The next LNG investment cycle may be primed for a liftoff.
Royal Dutch Shell Plc and its partners are set to announce a final investment decision on their C$40 billion ($31 billion) liquefied natural gas terminal in western Canada as early as next week, Bloomberg reported Wednesday. This would be the first FID for a greenfield, onshore export project since Russia’s Yamal LNG in December 2013, according to Fauziah Marzuki, an analyst at Bloomberg NEF.
“We think 2019 could be the biggest year of LNG FIDs ever,” Nicholas Browne, an analyst with Wood Mackenzie Ltd., said by email.
The decision may be the start of a wave of investments for major gas export projects after a supply glut and a price collapse forced the nearly five-year hiatus. Booming demand growth means that 11 projects, including LNG Canada, are likely to receive FID by the end of 2019, according to BNEF.
“The sanctioning of LNG Canada would mark a potential turning point in the LNG market, signaling the industry’s appetite to invest has returned,” Saul Kavonic, Credit Suisse Group AG’s director of Asia energy research, said by email. “Even new large scale greenfield projects are back on the agenda, after a dearth of project FIDs over the last few years.”
LNG Canada’s decision was put off twice in 2016, but the outlook for LNG has brightened. Demand is expected to grow rapidly due to an uptick in consumption from Asian nations, led by China. The market, which had been oversupplied for the last few years, is seen flipping to a deficit as soon as 2022 absent new projects, according to Sanford C. Bernstein & Co.
The LNG Canada investors — Shell, Mitsubishi Corp., Malaysia’s Petroliam Nasional Bhd., PetroChina Co. and Korea Gas Corp. — are set to make a final decision soon, and preparations are underway for an Oct. 5 announcement and event in Kitimat, British Columbia, the site of the proposed project, said people with direct knowledge of the activities, who asked not to be identified. The situation is fluid and timing could change, the people said.
With the capacity to eventually export as much as 26 millions tons per year, primarily to Asia, it would also be one of the world’s largest LNG terminals.
The progress in Canada contrasts with potential speed bumps in the U.S., as a burgeoning trade war with China is seen potentially choking off investments from the Asian nation, the world’s fastest-growing gas consumer. Beijing earlier this month slapped a 10 percent tariff on American LNG imports, which is seen shifting Chinese investments to projects in other countries including Canada, Australia, Qatar and Russia.

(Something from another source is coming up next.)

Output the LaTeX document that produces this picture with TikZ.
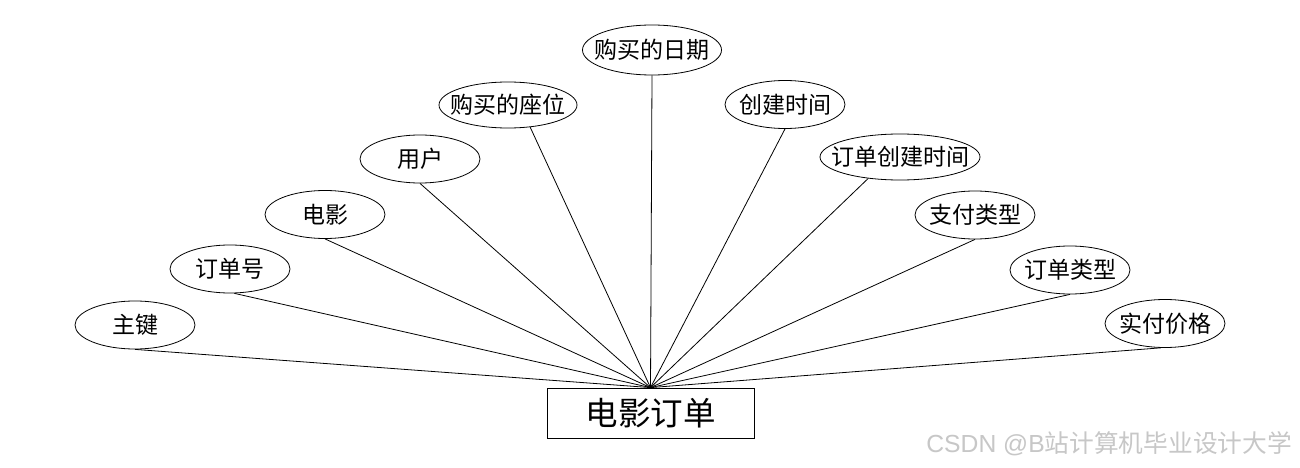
\documentclass[tikz,border=0pt]{standalone}
\usepackage{fontspec}
\usetikzlibrary{shapes.geometric}
\newfontfamily\cjk{Noto Sans CJK SC}
\newfontfamily\wmlatin{Liberation Sans}
\begin{document}
\begin{tikzpicture}[x=1pt,y=-1pt,
  attr/.style={draw, ellipse, line width=0.8pt, inner sep=0pt, minimum width=120pt, minimum height=48pt},
  lbl/.style={inner sep=0pt, font=\cjk\fontsize{23}{26}\selectfont},
  entity/.style={draw, rectangle, line width=0.8pt, inner sep=0pt, minimum width=207pt, minimum height=50pt, font=\cjk\fontsize{32.5}{36}\selectfont},
  link/.style={line width=0.8pt},
  wmark/.style={text=black!22, font=\fontsize{24.7}{27}\selectfont, inner sep=0pt, anchor=east}]
\useasboundingbox[fill=white] (0,0) rectangle (1300,468);
\node[attr] (a1) at (135,325) {};
\node[attr] (a2) at (230,269) {};
\node[attr] (a3) at (325,214.5) {};
\node[attr] (a4) at (420,159) {};
\node[attr, minimum width=138pt, minimum height=46pt] (a5) at (508,105) {};
\node[attr, minimum width=139pt, minimum height=50pt] (a6) at (652,50) {};
\node[attr] (a7) at (785,104.5) {};
\node[attr, minimum width=160pt, minimum height=46pt] (a8) at (900,157) {};
\node[attr] (a9) at (975,215) {};
\node[attr] (a10) at (1070,270) {};
\node[attr] (a11) at (1165,323.5) {};
\node[lbl] (t1) at (a1) {主键};
\node[lbl] (t2) at (a2) {订单号};
\node[lbl] (t3) at (a3) {电影};
\node[lbl] (t4) at (a4) {用户};
\node[lbl] (t5) at (a5) {购买的座位};
\node[lbl] (t6) at (a6) {购买的日期};
\node[lbl] (t7) at (a7) {创建时间};
\node[lbl] (t8) at (a8) {订单创建时间};
\node[lbl] (t9) at (a9) {支付类型};
\node[lbl] (t10) at (a10) {订单类型};
\node[lbl] (t11) at (a11) {实付价格};
\node[entity] (ent) at (650.5,413) {电影订单};
\draw[link] (a1.south) -- (ent.north);
\draw[link] (a2.-80) -- (ent.north);
\draw[link] (a3.south) -- (ent.north);
\draw[link] (a4.south) -- (ent.north);
\draw[link] (a5.-45) -- (ent.north);
\draw[link] (a6.south) -- (ent.north);
\draw[link] (a7.south) -- (ent.north);
\draw[link] (a8.-146) -- (ent.north);
\draw[link] (a9.south) -- (ent.north);
\draw[link] (a10.south) -- (ent.north);
\draw[link] (a11.-100) -- (ent.north);
\node[wmark] (wm) at (1292,444) {\wmlatin CSDN @B\cjk 站计算机毕业设计大学};
\end{tikzpicture}
\end{document}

While the project hasn’t signed any major offtake agreements yet — which is uncommon for a plant nearing FID — isn’t seen impeding investment.
“As LNG heavy-weights like Shell and Petronas are spearheading the project, funding is unlikely to be a major concern,” said BNEF’s Marzuki. The project investors “are well established LNG players. It is likely they will be the primary offtakers for the volume.”
Each of the five partners already produce gas in Canada and will take LNG cargoes in proportion with their ownership stake in the projects, which they can earmark for short-term, long-term or spot contracts as they see fit, Andy Calitz, chief executive officer of LNG Canada, said in an interview earlier this month.
“It’s arranged in the global crop of energy projects in quite a unique way,” Calitz said. “You won’t find another like it. That’s what makes this the Dream Team of joint ventures.”